Are those mutually exclusive? Can it not be an evolutionary trait AND be
caused by some process?

------
justanotheratom
Pretty Enjoyable. Let me login using Google etc., and then don't show me the
same trivia again.

------
josh_nyc
I kept expecting it to turn into some kind of message-retention quiz. The kind
that would prove we only absorb 10% of what we're shown, or some other
counterintuitainment.

Nice typography and highlight hue.

------
squegles
The one thing I would probably add is a source citation for each fact.

------
jmspring
The interface, at least on Safari on a 13" MBP, requiring scrolling to go to
"next" is a bit clunky.
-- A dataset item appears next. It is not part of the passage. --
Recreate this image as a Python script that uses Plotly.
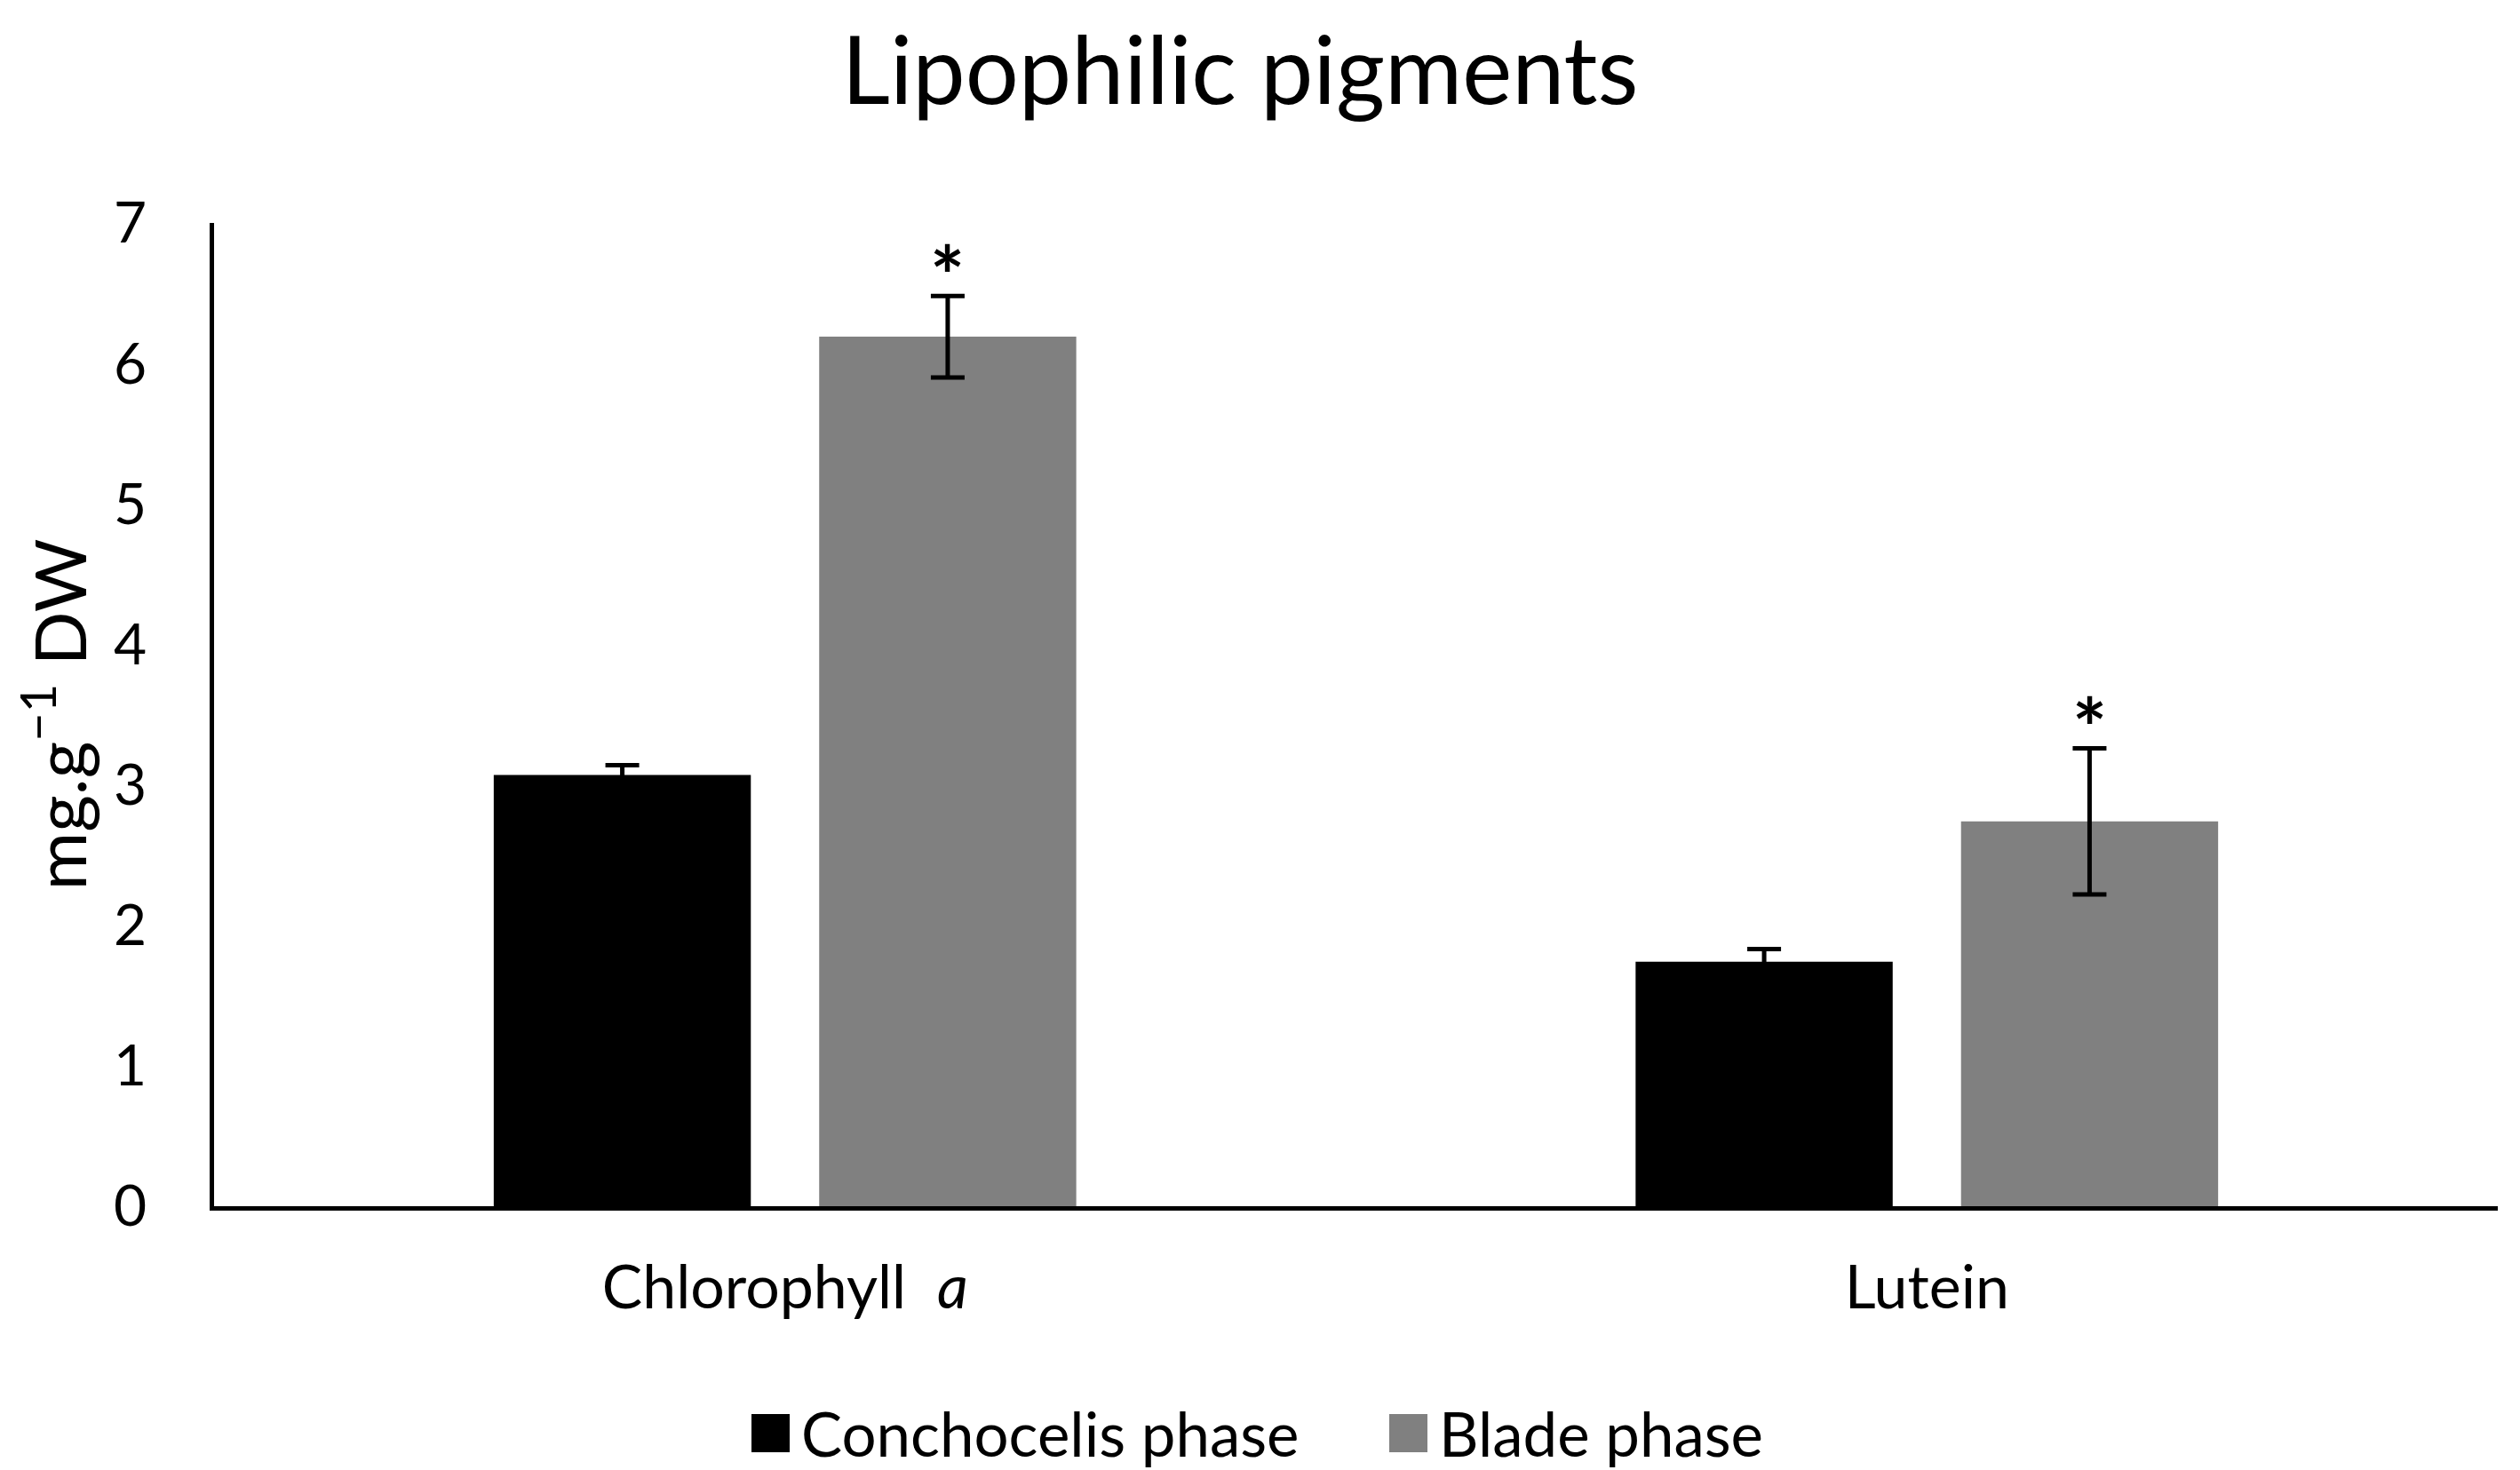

I stopped looking after a couple of the items because
of it.

------
macromaniac
#84 advocates giving loaded questions
[http://instanerd.me/v/84](http://instanerd.me/v/84)

------
UnethicalHacks
These are pretty enjoyable to go through. given the varied size of each panel,
perhaps place the next button on the right vs. bottom.

------
NanoWar
It's not right is it? [http://instanerd.me/v/61](http://instanerd.me/v/61)

------
danbee
"User 'instanerd' has exceeded the 'max_questions' resource (current value:
75000)"

------
nagrom
"Tigers, leopards and jaguars" are illustrated by a picture of a cheetah.

------
josephschmoe
Typos and no sources. Why not just go to random Wikipedia pages?